In a seemingly unrelated tale, that of Larry Gopnick (Michael Stuhlbarg), a math professor, we see the life of a man mired in INACTION. His wife Judith (Sari Lennick) is about to leave him for Sy Abelman (Fred Melamed), his daughter is stealing his money so she can get a nose job, his teenage son is listening to Jefferson Airplane during Hebrew School, has signed on to the infamous Columbia records deal where you have to do NOTHING to keep getting records, and is in debt for pot he has bought from the school bully. Larry frenetically covers the chalkboard with formulae in class and discusses proofs of uncertainty and Schrodinger's Cat while still doing nothing about his life. A student tries to bribe him for a passing grade so he can keep his scholarship, the tenure committee evaluating his case is getting anonymous letters filled with hate against Larry, and his brother may be involved in a gambling and sex solicitation racket! At home a seductive neighbor on one side, and an aggressive neighbor on the other, box Larry in. Sy Abelman seems more pained by Larry's life falling apart than Larry himself. The Rabbi chain of command takes him through increasing levels of seemingly inane platitudes without being of any real help to him. And to top it all, Larry is running out of money. Even Larry's dreams start out as fantasies that turn into nightmares.
Finally Larry decides that he will do something. In sharp contrast to the decisive action to kill the dybbuk, Larry will tackle his demons by acting to change the grade for Clive so he can use the bribe money! He slowly erases the failing grade and changes it to a C. After the Bar Mitzvah, his son has promised the Rabbi that he will be a good boy, but is back to listening to Jefferson Airplane in class. A surprising morality tale ending shows us Larry getting a phone call from his doctor asking him to come in immediately to discuss his X-ray results. At the same time a cyclone is about to hit the school as the kids, including Larry's son, watch agape while the teacher fumbles and never manages to find the keys to the storm shelter.

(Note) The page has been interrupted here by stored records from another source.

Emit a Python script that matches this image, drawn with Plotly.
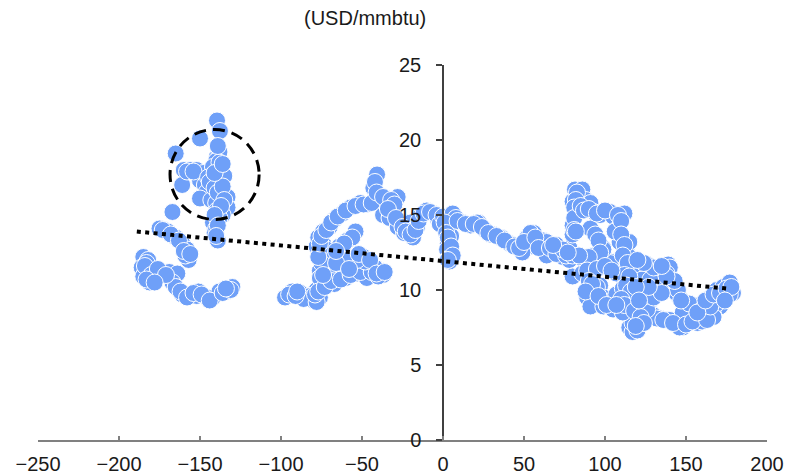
import plotly.graph_objects as go

# ---- data ----
pts_left = [
    (-139.5, 21.3), (-137.7, 20.6), (-150, 20.1), (-165, 19.1),
    (-160, 18.0), (-156, 18.0), (-152, 18.0), (-148, 17.8),
    (-139.5, 18.9), (-138, 19.2), (-140, 18.6), (-142, 18.2), (-137, 18.0), (-135, 17.6),
    (-150, 17.3), (-147, 17.0), (-161, 17.0), (-146, 16.5), (-138, 16.2), (-133, 16.2),
    (-150, 16.1), (-143, 16.0), (-140, 15.8),
    (-139.5, 15.3), (-133, 15.5), (-136, 15.0), (-167, 15.2), (-142, 14.5), (-138, 14.8),
    (-141, 13.8), (-139, 13.3), (-140, 14.1),
    (-175, 14.1), (-172, 14.0), (-170, 13.9), (-165, 13.5), (-161, 13.1), (-158, 12.7),
    (-157, 12.0), (-159, 12.3),
    (-185, 12.2), (-182, 12.0), (-186, 11.5), (-184, 11.1), (-181, 10.5), (-183, 11.8),
    (-185, 10.9), (-179, 10.7),
    (-177, 11.2), (-173, 11.2), (-169, 11.2), (-164, 11.1), (-167, 10.5), (-165, 10.2),
    (-161, 9.7), (-156, 9.7), (-151, 9.9), (-146, 9.5), (-142, 9.5), (-138, 9.9),
    (-133, 9.9), (-130, 10.2), (-152, 9.6),
    (-184, 11.6), (-180, 11.0), (-176, 11.4), (-171, 11.0), (-183, 10.7), (-178, 10.5),
    (-162, 9.9), (-158, 9.5), (-154, 9.8), (-149, 9.7), (-144, 9.3), (-136, 9.8),
    (-131, 10.0), (-134, 10.1),
    (-173, 14.0), (-168, 13.7), (-163, 13.3), (-160, 12.6), (-156, 12.4),
    (-158, 17.9), (-154, 17.9), (-145, 17.5), (-144, 17.2), (-141, 16.8), (-139, 16.5),
    (-136, 16.9), (-135, 16.0), (-137, 15.6), (-141, 15.0), (-139, 14.3), (-140, 13.6),
    (-138, 18.5), (-139, 19.6), (-141, 17.8), (-136, 18.4),
]
pts_mid = [
    (-97.5, 9.5), (-93, 9.9), (-88, 9.8), (-84, 9.5), (-80, 9.3), (-76, 9.5), (-78, 10.0),
    (-82, 9.6), (-86, 9.4), (-78, 9.2),
    (-74, 10.5), (-70, 10.7), (-65, 10.9), (-59, 11.1), (-53, 11.1), (-47, 10.8), (-37, 11.0),
    (-39, 11.3), (-45, 11.8), (-49, 12.2), (-57, 12.0), (-65, 12.2), (-74, 12.0), (-76, 11.3),
    (-72, 11.6), (-68, 11.4), (-62, 11.5), (-55, 11.6), (-42, 11.5), (-50, 11.4), (-60, 10.8),
    (-67, 10.4), (-71, 11.0), (-76, 10.8),
    (-64, 12.9), (-59, 13.3), (-54, 13.9), (-78, 12.9), (-74, 13.1), (-77, 13.5), (-74, 13.9),
    (-70, 14.2), (-67, 14.7), (-62, 15.1), (-57, 15.5), (-51, 15.8), (-47, 15.7), (-76, 12.5),
    (-72, 12.7),
    (-40.7, 17.7), (-43, 16.8), (-39, 16.3), (-35, 16.1), (-28, 16.2), (-36, 15.5), (-31, 15.1),
    (-26.5, 14.5), (-22, 14.0), (-18.5, 13.5), (-14, 14.9), (-10, 15.3), (-6, 15.1), (-37, 15.0),
    (-33, 14.8), (-28, 14.2), (-24, 13.8), (-20, 14.5), (-16, 14.2), (-3, 14.7),
    (-95, 9.7), (-91, 9.6), (-90, 9.9), (-79, 9.7), (-77, 9.9), (-73, 10.2), (-69, 10.6),
    (-63, 10.7), (-57, 11.0), (-51, 11.2), (-44, 11.2), (-40, 10.9), (-48, 11.9), (-53, 12.0),
    (-61, 12.1), (-69, 12.0), (-75, 11.8), (-77, 12.2), (-74, 11.0), (-66, 11.8), (-58, 11.4),
    (-52, 12.4), (-45, 12.0), (-41, 11.1), (-36, 11.2),
    (-76, 13.1), (-75, 13.6), (-72, 14.0), (-69, 14.5), (-65, 14.9), (-60, 15.3), (-54, 15.6),
    (-49, 15.7), (-44, 15.8), (-56, 13.5), (-61, 13.1), (-66, 12.6),
    (-42, 17.2), (-41, 16.5), (-37, 16.2), (-32, 16.0), (-30, 15.7), (-34, 15.4), (-29, 14.8),
    (-25, 14.2), (-23, 13.9), (-20, 13.7), (-17, 14.0), (-15, 14.6), (-12, 15.1), (-8, 15.2),
    (-4, 15.0), (-2, 14.4),
]
pts_center = [
    (0, 14.9), (6, 15.1), (4, 14.0), (3, 13.1), (4, 12.5), (2.5, 12.7), (4, 12.2), (4, 11.9),
    (8, 14.8), (5, 13.6),
    (12, 14.5), (17, 14.3), (22, 14.5), (26, 14.0), (31, 13.7), (36, 13.5), (41, 13.1), (46, 12.9),
    (52, 13.5), (56, 13.8), (54, 12.9), (60, 12.9), (65, 13.1), (68, 12.5), (74, 12.2), (80, 12.5),
    (70, 13.0), (62, 13.3), (21, 14.5), (29, 13.7), (35, 13.5), (43, 13.0), (49, 12.5), (54, 13.8),
    (58, 13.2), (64, 13.2), (64, 12.3), (72, 12.7), (78, 12.0),
    (1, 14.5), (2, 13.8), (3, 13.5), (5, 12.9), (6, 12.3), (3, 12.0), (9, 14.6), (14, 14.4),
    (19, 14.4), (24, 14.2), (28, 13.8), (33, 13.6), (38, 13.3), (44, 12.9), (47, 12.8),
    (50, 13.2), (57, 13.5), (59, 12.8), (66, 12.8), (70, 12.4), (76, 12.3), (78, 12.8),
]
pts_right = [
    (81.5, 16.7), (86, 16.7), (80, 15.9), (82.5, 15.2), (80, 14.3), (80, 13.7), (84, 16.2),
    (88, 16.0), (91, 15.8), (93, 15.2), (97, 15.0), (103, 15.2), (105, 14.9), (112, 15.1),
    (107, 14.0), (91, 14.1), (94, 13.7), (109, 13.2), (113.5, 12.5), (99, 12.8), (93, 12.3),
    (86, 12.1), (80, 12.3), (74, 12.7), (68, 13.0), (103, 11.9), (107, 11.5), (117, 11.9),
    (126, 11.7), (132, 11.2), (122, 11.0), (97, 10.3), (93, 9.9), (89, 9.5), (93, 9.2), (99, 9.5),
    (103, 9.2), (107, 9.7), (111, 10.1), (109, 8.8), (115, 8.3), (120, 7.9), (115, 7.5),
    (117, 7.2), (126, 8.5), (130, 8.3), (134, 8.1),
    (128, 11.5), (139, 11.7), (134, 11.1), (142, 10.2), (146, 9.5), (150, 9.1), (154, 8.7),
    (160, 9.1), (165, 9.5), (169, 10.0), (173, 10.2), (177, 10.5), (179, 9.8), (171, 8.9),
    (167, 8.3), (160, 8.1), (157, 7.8), (148, 7.5), (144, 7.9), (138, 8.0), (132, 8.1),
    (122, 8.9), (128, 9.3),
    (82.7, 16.5), (106, 13.9), (115, 13.2), (115, 12.2), (120, 11.3), (117, 10.5), (113.5, 9.5),
    (117, 8.7), (117, 7.8), (120, 7.3), (91, 8.9), (99, 8.9), (105, 8.7), (111, 8.5), (126, 8.7),
    (140, 8.0), (146, 7.5), (148, 8.5), (152, 9.1), (144, 9.8), (140, 10.7), (136, 11.3),
    (140, 11.5), (123, 10.7), (132, 10.2), (160, 8.7), (169, 9.1), (173, 9.5), (177, 9.7),
    (167, 8.2), (160, 7.9), (80, 10.9), (86, 11.1), (93, 11.8), (95, 10.2), (103, 11.8),
    (99, 12.7), (107, 11.1), (128, 10.7), (138, 11.1),
    (82, 16.0), (81, 15.5), (81, 14.8), (81, 14.0), (82, 13.9), (85, 15.6), (87, 15.3),
    (90, 15.4), (95, 15.1), (100, 15.3), (108, 15.0), (110, 14.6), (110, 13.7), (112, 13.0),
    (111, 12.3), (114, 11.8), (112, 11.0), (115, 10.9), (113, 10.3), (116, 9.9), (110, 9.4),
    (112, 9.0), (96, 13.3), (97, 12.5), (90, 12.2), (84, 12.3), (77, 12.5), (89, 11.3),
    (95, 11.4), (100, 11.6), (104, 11.3), (90, 10.6), (92, 10.4), (88, 9.9), (96, 9.6),
    (101, 9.0), (107, 9.0), (118, 8.6), (122, 8.2), (124, 7.8), (119, 7.6), (136, 8.0),
    (142, 7.8), (150, 7.7), (154, 7.9), (163, 8.0), (165, 8.9), (157, 8.5), (162, 9.3),
    (167, 9.7), (171, 9.8), (175, 10.1), (178, 10.2), (174, 9.3), (145, 10.0), (143, 10.6),
    (138, 10.9), (130, 11.5), (124, 11.8), (120, 12.0), (135, 11.6), (147, 9.3), (125, 9.6),
    (130, 9.5), (135, 9.8), (127, 10.2), (119, 10.2), (121, 9.3),
]

trend_x = [-189, 175]
trend_y = [13.9, 10.1]

x_ticks = [-250, -200, -150, -100, -50, 0, 50, 100, 150, 200]
y_ticks = [0, 5, 10, 15, 20, 25]

all_pts = pts_left + pts_mid + pts_center + pts_right
xs = [p[0] for p in all_pts]
ys = [p[1] for p in all_pts]

FONT = "Liberation Sans, Arial, sans-serif"
TXT = dict(family=FONT, size=20, color="#1a1a1a")

fig = go.Figure()
fig.add_trace(go.Scatter(
    x=xs, y=ys, mode="markers",
    marker=dict(size=17, color="#6FA0F8", line=dict(color="white", width=1)),
    showlegend=False, hoverinfo="skip",
))
fig.add_trace(go.Scatter(
    x=trend_x, y=trend_y, mode="lines",
    line=dict(color="black", width=4, dash="4px,4.4px"),
    showlegend=False, hoverinfo="skip",
))

fig.add_shape(type="circle", xref="x", yref="y",
              x0=-168.5, x1=-113.5, y0=14.7, y1=20.7,
              line=dict(color="black", width=3, dash="12px,7px"))

fig.add_annotation(text="(USD/mmbtu)", xref="paper", yref="paper",
                   x=0.4486, y=1.1253, xanchor="center", yanchor="middle",
                   showarrow=False, font=TXT)

# the page body adds an 8px offset, so margins are shifted to compensate
fig.update_layout(
    width=803, height=475,
    margin=dict(l=30, r=44, t=57, b=43),
    paper_bgcolor="white", plot_bgcolor="white",
    font=TXT,
    xaxis=dict(range=[-250, 200], tickvals=x_ticks, showgrid=False, zeroline=False,
               showline=True, linecolor="#808080", linewidth=1.5, automargin=False,
               ticks="inside", ticklen=4, tickcolor="#808080", tickwidth=1.5,
               ticklabelstandoff=5, tickfont=TXT),
    yaxis=dict(range=[0, 25], tickvals=y_ticks, showgrid=False, zeroline=False,
               showline=True, linecolor="#404040", linewidth=1.5, automargin=False,
               ticks="outside", ticklen=6, tickcolor="#404040", tickwidth=1.5,
               anchor="free", position=250 / 450, ticklabelstandoff=11, tickfont=TXT),
)

fig.write_html("out.html")
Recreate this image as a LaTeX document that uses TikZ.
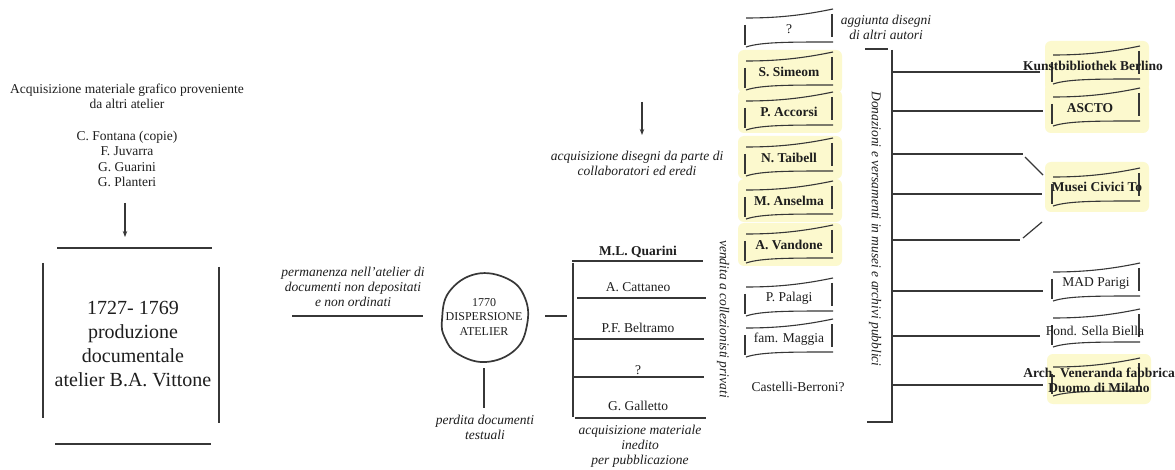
\documentclass[tikz,border=0pt]{standalone}
\usepackage{fontspec}
\setmainfont{Liberation Serif}
\usetikzlibrary{arrows.meta}
\definecolor{ink}{RGB}{30,30,30}
\definecolor{lnc}{RGB}{55,55,55}
\definecolor{hl}{RGB}{252,249,206}
\tikzset{
  txt/.style={font=\fontsize{13.5}{15.3}\selectfont, text=ink, inner sep=0pt, align=center},
  ittxt/.style={txt, font=\fontsize{13.5}{14.8}\selectfont\itshape},
  bftxt/.style={txt, font=\fontsize{13.5}{15}\selectfont\bfseries},
  bigtxt/.style={txt, font=\fontsize{20}{24}\selectfont},
  circtxt/.style={txt, font=\fontsize{12}{14.5}\selectfont},
  ln/.style={draw=lnc, line width=1.2pt},
  thick ln/.style={draw=lnc, line width=1.7pt},
  bx/.style={draw=lnc, line width=1.1pt},
  arr/.style={draw=lnc, line width=1.1pt, -{Stealth[length=6pt,width=4.5pt]}},
  hlbox/.style={fill=hl, draw=none, rounded corners=6pt},
}
\newcommand\paperbox[2]{%
  \begin{scope}[shift={(#1,#2)}]
    \draw[bx] (-43,-11) .. controls (-10,-11) and (15,-14) .. (44,-20);
    \draw[bx] (-44,-4) -- (-44,16);
    \draw[bx] (43,-15) -- (43,8);
    \draw[bx] (-43,18) .. controls (-28,13) and (0,13) .. (44,13);
  \end{scope}}
\newcommand\hlmid[2]{\fill[hlbox] ({#1-51},{#2-22}) rectangle ({#1+53},{#2+21});}
\newcommand\hlright[2]{\fill[hlbox] ({#1-51},{#2-25}) rectangle ({#1+53},{#2+25});}
\begin{document}
\begin{tikzpicture}[x=1pt,y=-1pt]
\useasboundingbox (0,0) rectangle (1175,470);
\fill[white] (0,0) rectangle (1175,470);

% ---------- highlights ----------
\hlmid{789}{72}
\hlmid{789}{112}
\hlmid{789}{158}
\hlmid{789}{201}
\hlmid{789}{245}
\hlright{1096}{66}
\hlright{1096}{108}
\hlright{1096}{187}
\hlright{1098}{379}

% ---------- left part ----------
\node[txt] (acq) at (127,96) {Acquisizione materiale grafico proveniente\\da altri atelier};
\node[txt] (autori) at (127,159) {C. Fontana (copie)\\F. Juvarra\\G. Guarini\\G. Planteri};
\coordinate (a1) at (125,203);
\coordinate (a2) at (125,237);
\draw[arr] (a1) -- (a2);

\node[bigtxt] (prod) at (133,344) {1727- 1769\\produzione\\documentale\\atelier B.A. Vittone};
\draw[ln] (57,248) -- (212,248);
\draw[ln] (55,444) -- (211,444);
\draw[ln] (43,263) -- (43,418);
\draw[ln] (219,267) -- (219,423);

% ---------- middle ----------
\node[ittxt] (perm) at (353,287) {permanenza nell'atelier di\\documenti non depositati\\e non ordinati};
\coordinate (p1) at (292,316);
\coordinate (p2) at (423,316);
\draw[ln] (p1) -- (p2);

\node[circtxt] (disp) at (484,317) {1770\\DISPERSIONE\\ATELIER};
\draw[thick ln] plot[smooth cycle, tension=0.7] coordinates {
  (442,320) (449,292) (476,274) (508,279) (525,298) (527,325)
  (515,350) (486,362) (458,354) (445,338)};
\coordinate (c1) at (484,368);
\coordinate (c2) at (484,408);
\draw[ln] (c1) -- (c2);
\node[ittxt] (perd) at (485,427) {perdita documenti\\testuali};
\coordinate (c3) at (545,316);
\coordinate (c4) at (567,316);
\draw[ln] (c3) -- (c4);

% private collectors bracket
\draw[thick ln] (573,263) -- (573,417);
\draw[ln] (572,261) -- (703,261);
\draw[ln] (577,298) -- (706,298);
\draw[ln] (573,339) -- (704,339);
\draw[ln] (573,377) -- (704,377);
\draw[ln] (575,418) -- (706,418);
\node[bftxt] (mlq) at (638,252) {M.L. Quarini};
\node[txt] (cat) at (638,287) {A. Cattaneo};
\node[txt] (bel) at (638,328) {P.F. Beltramo};
\node[txt] (q1) at (638,370) {?};
\node[txt] (gal) at (638,406) {G. Galletto};
\node[ittxt] (ined) at (640,446) {acquisizione materiale\\inedito\\per pubblicazione};
\node[ittxt, rotate=-90] (vend) at (723,319) {vendita a collezionisti privati};

% collaborators
\coordinate (m1) at (642,102);
\coordinate (m2) at (642,135);
\draw[arr] (m1) -- (m2);
\node[ittxt] (coll) at (637,163) {acquisizione disegni da parte di\\collaboratori ed eredi};

% middle column boxes
\paperbox{789}{29}
\paperbox{789}{72}
\paperbox{789}{112}
\paperbox{789}{158}
\paperbox{789}{201}
\paperbox{789}{245}
\paperbox{789}{298}
\paperbox{789}{339}
\node[txt] (q2) at (789,29) {?};
\node[bftxt] (sim) at (789,72) {S. Simeom};
\node[bftxt] (acc) at (789,112) {P. Accorsi};
\node[bftxt] (tai) at (789,158) {N. Taibell};
\node[bftxt] (ans) at (789,201) {M. Anselma};
\node[bftxt] (van) at (789,245) {A. Vandone};
\node[txt] (pal) at (789,298) {P. Palagi};
\node[txt] (mag) at (789,339) {fam. Maggia};
\node[txt] (cas) at (798,387) {Castelli-Berroni?};

\node[ittxt] (agg) at (886,27) {aggiunta disegni\\di altri autori};

% ---------- right bracket ----------
\draw[ln] (865,49) -- (888,49);
\draw[ln] (892,50) -- (892,422) -- (867,422);
\node[ittxt, rotate=-90] (don) at (875,229) {Donazioni e versamenti in musei e archivi pubblici};
\draw[ln] (892,72) -- (1040,72);
\draw[ln] (892,111) -- (1043,111);
\draw[ln] (892,154) -- (1023,154);
\draw[ln] (1025,157) -- (1043,175);
\draw[ln] (892,194) -- (1042,194);
\draw[ln] (1023,238) -- (1042,222);
\draw[ln] (892,240) -- (1020,240);
\draw[ln] (892,291) -- (1043,291);
\draw[ln] (892,336) -- (1040,336);
\draw[ln] (892,385) -- (1043,385);

% right boxes
\paperbox{1096}{66}
\paperbox{1096}{108}
\paperbox{1096}{188}
\paperbox{1096}{283}
\paperbox{1096}{329}
\paperbox{1096}{378}
\node[bftxt] (kun) at (1093,66) {Kunstbibliothek Berlino};
\node[bftxt] (asc) at (1090,108) {ASCTO};
\node[bftxt] (mus) at (1097,187) {Musei Civici To};
\node[txt] (mad) at (1096,283) {MAD Parigi};
\node[txt] (son) at (1095,331) {Fond. Sella Biella};
\node[bftxt] (arch) at (1099,380) {Arch. Veneranda fabbrica\\Duomo di Milano};
\end{tikzpicture}
\end{document}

Is this a film about God and how mortals can relate to him? Or is it saying thinking about God is futile. Like all great filmmakers, the Coen brothers only give us questions and not answers. The Junior Rabbi tells Larry to think of the parking lot, as in to look at things from a different perspective or point of view. The second-in-command Rabbi tells him that just as we go to a dentist when we have a toothache, thus we think of God in troubled times, and forget him after. We always question his intention, but maybe there is none. Finally the head Rabbi talks in his reedy voice to the son after his Bar Mitvah and says (Paraphrasing Jefferson Airplane) - "When the truth is found to be lies, and all the HOPE (not joy, as per JA) within you dies ------ BE A GOOD BOY!"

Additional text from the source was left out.